The policies – specifically a tougher personal conduct policy – to some degree have worked. Goodell has generally received praise for his tough stances even if punishments sometimes seem harsher in higher-profile cases that have dominated news cycles. But policies and league programs didn't drive Vick from the dogfighting operation or keep Belcher from killing his girlfriend or Josh Brent from driving 110 mph while under the influence of alcohol as police say he did just before his car crash killed his Cowboys teammate Jerry Brown. It didn't keep the police from searching Hernandez's home and it won't stop the next thing that is sure to come along soon enough.
We still don't know what involvement, if any, Hernandez had in the murder of Odin Lloyd. But the fact he has become this involved in the investigation says he has made the same mistake as so many other players before him and not cut out the people who can take him down.
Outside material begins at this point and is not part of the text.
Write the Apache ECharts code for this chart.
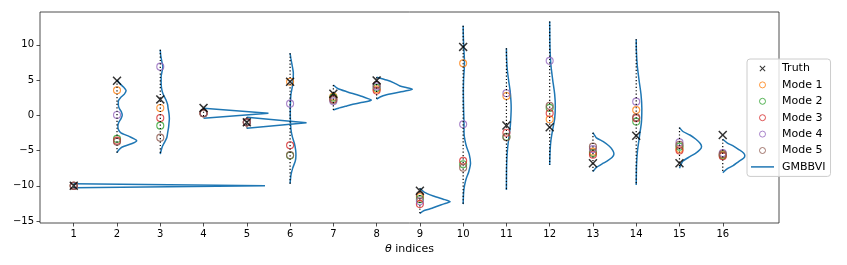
<!DOCTYPE html>
<html><head><meta charset="utf-8">
<script src="https://cdn.jsdelivr.net/npm/echarts@6/dist/echarts.min.js"></script>
<style>html,body{margin:0;padding:0;background:#fff}#c{width:847px;height:265px}</style>
</head><body><div id="c"></div>
<script>
const categories = [1,2,3,4,5,6,7,8,9,10,11,12,13,14,15,16];
const yTicks = [-15,-10,-5,0,5,10];
const truth = [-10.0, 4.9, 2.25, 1.05, -1.0, 4.75, 3.05, 4.95, -10.7, 9.7, -1.45, -1.7, -6.8, -2.9, -6.8, -2.8];
const mode1 = [-10.0, 3.55, 1.04, 0.3, -1.0, 4.75, 2.64, 3.7, -11.6, 7.38, 2.74, -0.57, -5.16, 0.75, -4.78, -5.6];
const mode2 = [-10.0, -3.35, -1.47, 0.3, -1.0, -5.7, 2.5, 3.9, -11.9, -6.95, -3.05, 1.05, -5.35, -0.9, -4.45, -5.7];
const mode3 = [-10.0, -3.6, -0.38, 0.28, -1.0, -4.25, 2.3, 3.5, -12.6, -6.45, -2.47, 0.28, -5.6, -0.43, -5.0, -5.8];
const mode4 = [-10.0, 0.05, 6.9, 0.3, -1.0, 1.65, 2.0, 4.1, -12.2, -1.28, 3.12, 7.72, -4.8, 1.93, -3.85, -5.35];
const mode5 = [-10.0, -3.75, -3.17, 0.3, -1.0, -5.65, 2.17, 4.3, -11.3, -7.43, -3.1, 1.35, -4.45, -0.28, -4.2, -5.5];

// GMBBVI density curves: [theta value, density width in x-axis units]
const gmbbvi_1 = [[-9.7,0],[-10.0,4.42],[-10.27,0]];
const gmbbvi_2 = [[5.0,0],[4.6,0.05],[4.0,0.15],[3.5,0.21],[3.0,0.17],[2.5,0.08],[2.0,0.03],[1.5,0.03],[1.0,0.05],[0.5,0.1],[0.0,0.12],[-0.5,0.09],[-1.0,0.04],[-1.5,0.02],[-2.0,0.03],[-2.5,0.09],[-3.0,0.28],[-3.6,0.455],[-4.0,0.35],[-4.5,0.12],[-5.0,0.03],[-5.3,0]];
const gmbbvi_3 = [[9.3,0],[8.5,0.01],[7.5,0.04],[6.9,0.06],[6.2,0.04],[5.5,0.02],[4.5,0.02],[3.5,0.04],[2.8,0.08],[2.2,0.13],[1.5,0.17],[1.0,0.18],[0.3,0.2],[-0.5,0.21],[-1.2,0.2],[-1.8,0.19],[-2.5,0.17],[-3.2,0.15],[-3.8,0.1],[-4.4,0.05],[-5.0,0.02],[-5.5,0]];
const gmbbvi_4 = [[1.0,0],[0.28,1.5],[-0.43,0]];
const gmbbvi_5 = [[-0.28,0],[-1.05,1.38],[-1.84,0]];
const gmbbvi_6 = [[8.8,0],[8.0,0.02],[7.0,0.05],[6.0,0.075],[5.0,0.07],[4.0,0.05],[3.0,0.02],[2.0,0.01],[1.0,0.005],[0.0,0.005],[-1.0,0.01],[-2.0,0.02],[-3.0,0.05],[-4.0,0.1],[-5.0,0.13],[-5.7,0.135],[-6.5,0.12],[-7.5,0.06],[-8.5,0.02],[-9.7,0]];
const gmbbvi_7 = [[4.3,0],[3.8,0.1],[3.35,0.31],[2.8,0.6],[2.36,0.8],[2.17,0.88],[1.95,0.78],[1.79,0.62],[1.55,0.45],[1.32,0.31],[1.0,0.12],[0.75,0]];
const gmbbvi_8 = [[5.4,0],[5.0,0.23],[4.6,0.4],[4.15,0.54],[3.9,0.7],[3.69,0.825],[3.5,0.72],[3.3,0.54],[2.9,0.23],[2.6,0.08],[2.3,0]];
const gmbbvi_9 = [[-10.35,0],[-10.9,0.1],[-11.45,0.31],[-11.9,0.54],[-12.25,0.7],[-12.6,0.54],[-12.9,0.4],[-13.2,0.28],[-13.5,0.1],[-13.9,0]];
const gmbbvi_10 = [[12.7,0],[11.0,0.005],[9.5,0.015],[8.5,0.025],[7.5,0.03],[6.5,0.025],[5.0,0.01],[3.0,0.005],[1.0,0.01],[0.0,0.015],[-1.3,0.02],[-2.5,0.02],[-3.5,0.04],[-4.5,0.08],[-5.5,0.14],[-6.8,0.17],[-8.0,0.13],[-9.0,0.07],[-10.0,0.03],[-11.0,0.01],[-12.6,0]];
const gmbbvi_11 = [[9.5,0],[8.0,0.005],[6.5,0.02],[5.0,0.05],[3.5,0.085],[2.0,0.105],[1.0,0.11],[0.0,0.105],[-1.5,0.09],[-3.0,0.06],[-4.5,0.03],[-6.0,0.012],[-8.0,0.003],[-10.6,0]];
const gmbbvi_12 = [[13.3,0],[11.0,0.003],[9.0,0.01],[7.0,0.03],[5.0,0.07],[3.0,0.115],[1.2,0.13],[-0.5,0.115],[-2.0,0.07],[-3.5,0.03],[-5.0,0.01],[-7.05,0]];
const gmbbvi_13 = [[-2.47,0],[-3.2,0.08],[-3.74,0.24],[-4.4,0.38],[-5.0,0.46],[-5.49,0.485],[-6.0,0.44],[-6.4,0.35],[-6.8,0.24],[-7.4,0.08],[-8.0,0]];
const gmbbvi_14 = [[10.8,0],[9.0,0.005],[7.0,0.025],[5.0,0.065],[3.0,0.11],[1.0,0.13],[-1.0,0.12],[-3.0,0.075],[-5.0,0.03],[-7.0,0.008],[-9.9,0]];
const gmbbvi_15 = [[-1.75,0],[-2.3,0.08],[-2.8,0.24],[-3.4,0.38],[-4.0,0.48],[-4.45,0.51],[-4.9,0.47],[-5.4,0.37],[-5.87,0.24],[-6.5,0.08],[-7.52,0]];
const gmbbvi_16 = [[-3.4,0],[-3.9,0.1],[-4.35,0.24],[-4.9,0.38],[-5.35,0.48],[-5.73,0.51],[-6.1,0.48],[-6.6,0.36],[-7.15,0.24],[-7.6,0.1],[-8.14,0]];
const curves = [gmbbvi_1,gmbbvi_2,gmbbvi_3,gmbbvi_4,gmbbvi_5,gmbbvi_6,gmbbvi_7,gmbbvi_8,gmbbvi_9,gmbbvi_10,gmbbvi_11,gmbbvi_12,gmbbvi_13,gmbbvi_14,gmbbvi_15,gmbbvi_16];

const FONT = 'DejaVu Sans';
const modeColors = ['#ff7f0e','#2ca02c','#d62728','#9467bd','#8c564b'];
const modes = [mode1, mode2, mode3, mode4, mode5];
const crossPath = 'path://M0,1.2 L1.2,0 L5,3.8 L8.8,0 L10,1.2 L6.2,5 L10,8.8 L8.8,10 L5,6.2 L1.2,10 L0,8.8 L3.8,5 Z';

const series = [];
curves.forEach((c, k) => {
  const xi = categories[k];
  series.push({
    name: 'GMBBVI', type: 'line', symbol: 'none', showSymbol: false, z: 2, silent: true,
    smooth: c.length > 3 ? 0.2 : false,
    lineStyle: { color: '#1f77b4', width: 1.5 },
    itemStyle: { color: '#1f77b4' },
    data: c.map(p => [xi + p[1], p[0]])
  });
});
// dotted baselines: [x, top of curve, bottom of curve]
series.push({
  type: 'custom', z: 4, silent: true,
  data: curves.map((c, k) => [categories[k], c[0][0], c[c.length - 1][0]]),
  encode: { x: 0, y: [1, 2] },
  renderItem: function (params, api) {
    const p1 = api.coord([api.value(0), api.value(1)]);
    const p2 = api.coord([api.value(0), api.value(2)]);
    return {
      type: 'line',
      shape: { x1: p1[0], y1: p1[1], x2: p2[0], y2: p2[1] },
      style: { stroke: '#000', lineWidth: 1.2, lineDash: [1.2, 2.2], fill: null }
    };
  }
});
modes.forEach((m, j) => {
  series.push({
    name: 'Mode ' + (j + 1), type: 'scatter', symbol: 'circle', symbolSize: 7, z: 3,
    itemStyle: { color: 'rgba(255,255,255,0)', borderColor: modeColors[j], borderWidth: 1.1 },
    data: categories.map((c, k) => [c, m[k]])
  });
});
series.push({
  name: 'Truth', type: 'scatter', symbol: crossPath, symbolSize: 9, z: 5,
  itemStyle: { color: '#000' },
  data: categories.map((c, k) => [c, truth[k]])
});

const legendModeItems = [1,2,3,4,5].map(j => ({ name: 'Mode ' + j, icon: 'circle',
  itemStyle: { color: 'rgba(255,255,255,0)', borderColor: modeColors[j - 1], borderWidth: 1 } }));

const chart = echarts.init(document.getElementById('c'), null, { renderer: 'canvas' });
chart.setOption({
  animation: false,
  backgroundColor: '#fff',
  textStyle: { fontFamily: FONT },
  grid: { left: 40, top: 12, right: 68, bottom: 42, show: true, borderColor: '#222', borderWidth: 0.8, containLabel: false },
  xAxis: {
    type: 'value', min: 0.22, max: 17.3, position: 'bottom',
    name: '{i|θ} indices', nameLocation: 'middle', nameGap: 18,
    nameTextStyle: { fontFamily: FONT, fontSize: 11, color: '#000',
      rich: { i: { fontFamily: FONT, fontStyle: 'italic', fontSize: 11, color: '#000' } } },
    axisLine: { show: false, onZero: false },
    splitLine: { show: false },
    axisTick: { show: true, inside: false, length: 3.5, lineStyle: { color: '#222', width: 0.8 }, customValues: categories },
    axisLabel: { show: true, margin: 6, color: '#000', fontSize: 10, fontFamily: FONT, customValues: categories,
      formatter: v => String(v) }
  },
  yAxis: {
    type: 'value', min: -15.28, max: 14.65, position: 'left',
    axisLine: { show: false, onZero: false },
    splitLine: { show: false },
    axisTick: { show: true, inside: false, length: 3.5, lineStyle: { color: '#222', width: 0.8 }, customValues: yTicks },
    axisLabel: { show: true, margin: 6, color: '#000', fontSize: 10, fontFamily: FONT, customValues: yTicks,
      formatter: v => String(v).replace('-', '\u2212') }
  },
  legend: {
    orient: 'vertical', left: 747, top: 59,
    padding: [4, 5, 4, 4],
    itemWidth: 23, itemHeight: 6, itemGap: 5.4,
    symbolKeepAspect: true,
    backgroundColor: 'rgba(255,255,255,0.8)', borderColor: '#cccccc', borderWidth: 1, borderRadius: 3,
    textStyle: { fontFamily: FONT, fontSize: 11, color: '#000', padding: [0, 0, 0, 3] },
    data: [
      { name: 'Truth', icon: crossPath, itemStyle: { color: '#000', borderWidth: 0 } }
    ].concat(legendModeItems).concat([
      { name: 'GMBBVI', icon: 'path://M0,0 L23,0 L23,1.5 L0,1.5 Z', itemStyle: { color: '#1f77b4', borderWidth: 0 } }
    ])
  },
  series: series
});
</script>
</body></html>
As the helicopter cameras captured Hernandez's car on the streets of Eastern Massachusetts on Thursday, another image kept sticking in my mind: It was of Hernandez barely more than a week before, on the Patriots' practice fields in Foxborough. He stood in the middle of another media tangle, this one larger than the one that surrounded him at the gas pump on Thursday. The subject was a milder one: a player who many fans consider to be the solution to the league's image issues – Tim Tebow. Hernandez had played with Tebow at Florida. People wondered what Hernandez thought. What did he make of Tebow?
"Great teammate, great leader," he said. "That's all you can say."
Then he smiled.
Someone else asked him what he thought of the extra coverage that comes with Tebow, alluding to the fact there was probably four times the usual number of reporters than would normally be at a Patriots minicamp. He seemed unfazed.
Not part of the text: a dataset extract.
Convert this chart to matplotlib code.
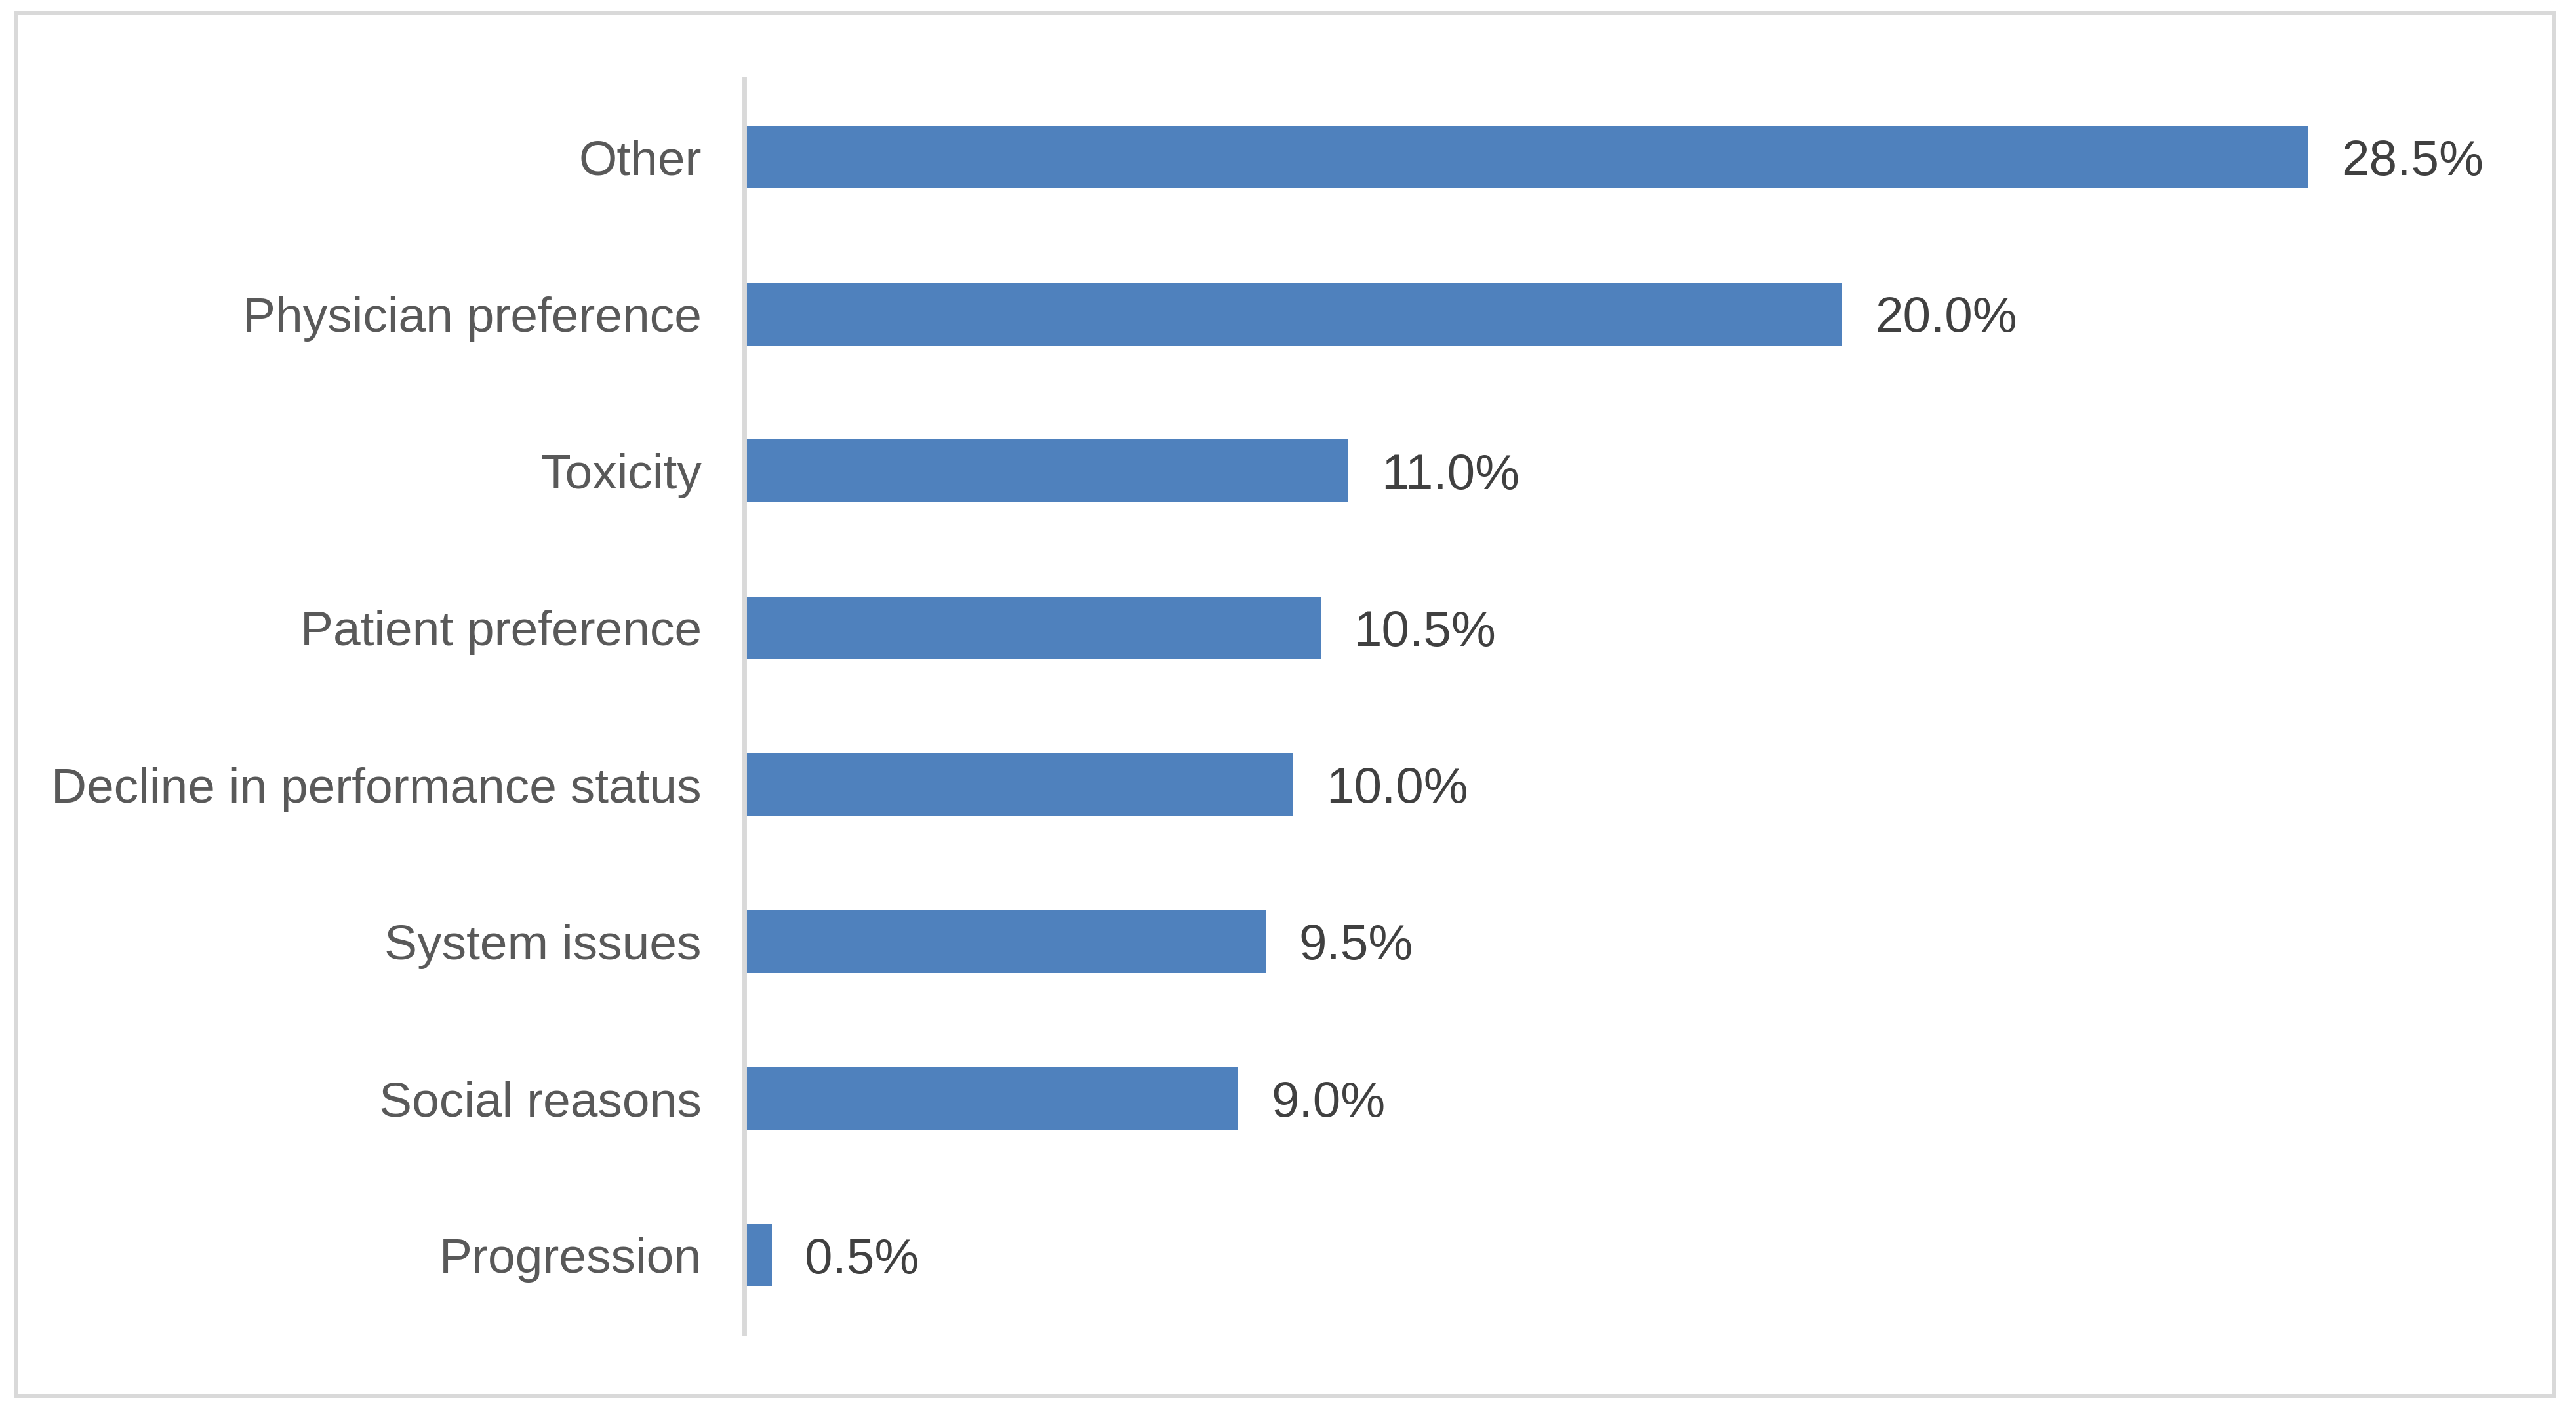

"The media is going to be around," he replied. He added that the Tebow coverage would be a distraction only if the players let it.
Now the media is on Aaron Hernandez's driveway. Helicopters follow him. A body was found in a field the other day and he can't get away from it, leaving clear the fact that there is going to continue to be two NFLs: the safe, predictable one from last week in Foxborough and the one that gathers now on Aaron Hernandez's front lawn.